Почему-то считается, что драма обязательно должна быть тяжёлой и серьёзной. Однако светлые драмы, радостные, всё же снимаются. Фильм Сергея Лобана «Шапито-шоу» позиционируется как комедия, однако там совсем не много смешного, несмотря на то, что часть действия происходит в цирке, а герои временами исполняют музыкальные номера с танцами. Ведь в центре фильма находятся человеческие взаимоотношения: новеллы, из которых фильм состоит, так и называются: «Любовь», «Дружба», «Уважение», «Сотрудничество». В них рассматриваются неоднозначности и проблемы, которые могут возникнуть у людей. К героям нельзя отнестись однозначно и с уверенностью сказать, кто именно прав, а кто нет, и это даёт зрителю повод по-своему симпатизировать каждому из них. Главные герои одной новеллы становятся эпизодическими сквозными персонажами в другой, что создаёт целостность произведения и помогает посмотреть на одно и то же с разных точек зрения, и тем самым добавляет правдоподобия. Но главное заключается в том, что в итоге персонажи находят способ решить свои проблемы, в их жизни всё проясняется, и даже если им приходится принять тяжёлое решение, они вместе со зрителем понимают, что это действительно к лучшему.

Но даже драмы серьёзные, в которых происходят и страшные вещи, не обязательно должны быть начисто лишёнными радости. Действие фильма «Юрьев день» по сценарию упомянутого выше Юрия Арабова происходит в городе, заметённом метелью. Это снова притча в условном, вне временном пространстве. Героиня сначала теряет сына, но затем обретает в себя, и становится участницей церковного хора. Снег и обилие белого цвета здесь как раз приобретает амбивалентность. Также трагикомичны и фильмы Анны Меликян: «Русалка» и «Звезда».

Иными словами, нет универсального рецепта, как сделать сценарий фильма радостным.

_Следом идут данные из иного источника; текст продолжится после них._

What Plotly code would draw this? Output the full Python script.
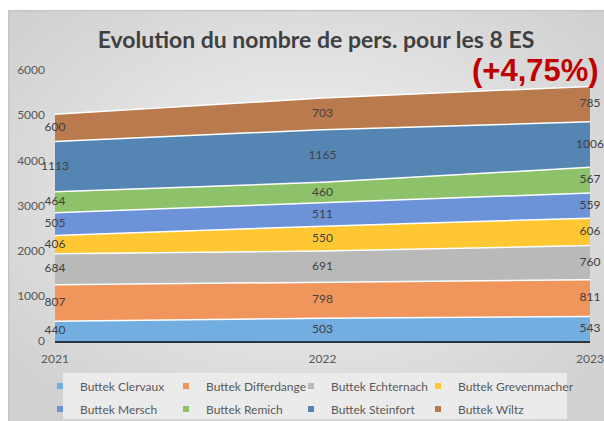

Сценарий можно воплотить на экране совершенно по-разному, ведь многое зависит от личности режиссёра и его взаимоотношений с автором. Выбор жанра также немаловажен, но и он не сковывает полностью. И всё же лучше, когда фильм оставляет после себя светлые впечатления, ведь тогда его захочется пересмотреть снова и снова.

1 комментарий:

  1. В одном бы не согласился - например "Левиафан" Звягинцева - трудно представить в финале хоть какой-то светлый лучик. Даже диалог с местным священником не дает ни ответов ни надежды. И все-таки такое кино тоже нужно.